How can I estimate confidence intervals around the forecasted temperatures for future days? Weather.com will happily give me temperature predictions for the next ten days, but no indication of how reliable those predictions are. So if I want to plan something for a week from today, or four days from today, I don't really know whether there's much information in the forecasts. My personal, unscientific (and certainly unreliable) experience says there's not, but there's plenty of variation in the forecasted temperatures, even between days 9 and 10, so the weathermen are not simply falling back to the long-term averages for the time of year.
I'm hoping for a rule of thumb here (so my question is different from this theory-heavy discussion from two years ago).

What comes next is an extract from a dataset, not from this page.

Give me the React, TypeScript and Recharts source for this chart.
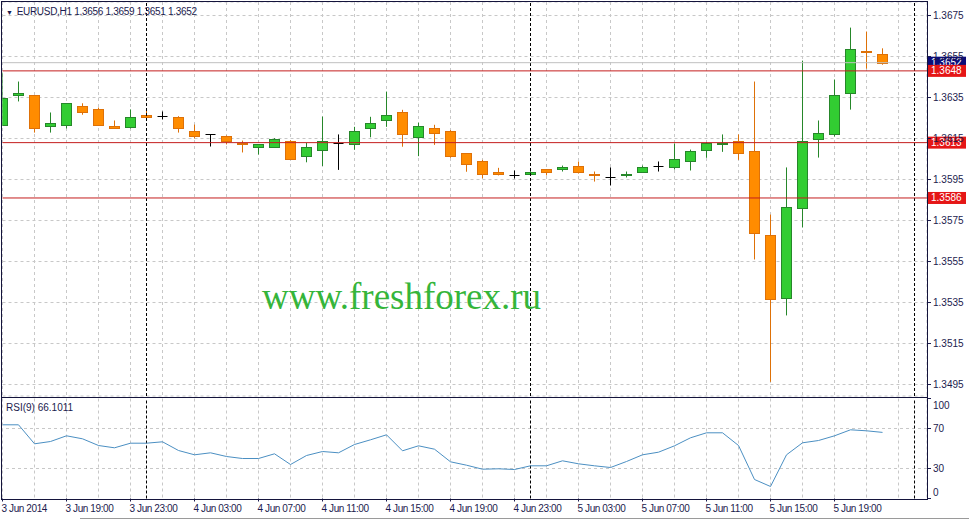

Conceivably something as simple as a fixed interval size for each number of days in the future could work, although I could imagine there being low-hanging fruit in, for example, atmospheric pressure or the proximity of the location being forecasted for to water.
 A: Look at ensemble forecasts.  Although they do not exactly give confidence intervals, they do give the same kind of information you would use a confidence interval for.
Weather is chaotic.  So are the models.  If initial conditions change slightly, outcome changes dramatically.
Therefore, models are typically run a number of times, for example, ten runs.  Where the runs coincide, the forecast is rather certain.  Where they diverge, the forecast is not.  Below is an example of such for Bucharest, Romania, run on 28 January 2014:

As you can see, the 850 hPa temperature agrees fairly well the first couple of days, but by the end, they are “all over the place”.  This kind of plot, which may also be on a map, is also referred to as a spaghetti plot.  Although they are not difficult to understand, they do tend to focus on “expert” variables and do not directly translate to precipitation amounts or sunshine hours.  They are direct model output.
Below is an example of an NCEP run for the US and surroundings.  At 0 hours, all the model runs agree fairly well (fortunately):

After 24 hours, the picture still looks fine:

At 240 hours, however, it's pretty much spaghetti.  This means the forecast that weather.com gives you is pretty much useless:

Through the NCEP website, you can also look at animations and maps of the standard deviations.  There are various sources for such ensemble forecasts, and not all are free.  The line graph above is from the German website Wetterzentrale.  ZMAW links to meteogrammes for European cities.  The maps are from NOAA ESRL PSD.  Weather.gov also links to a number of sources.
If you search the web for spaghetti diagram or ensemble forecast, you may find a lot more.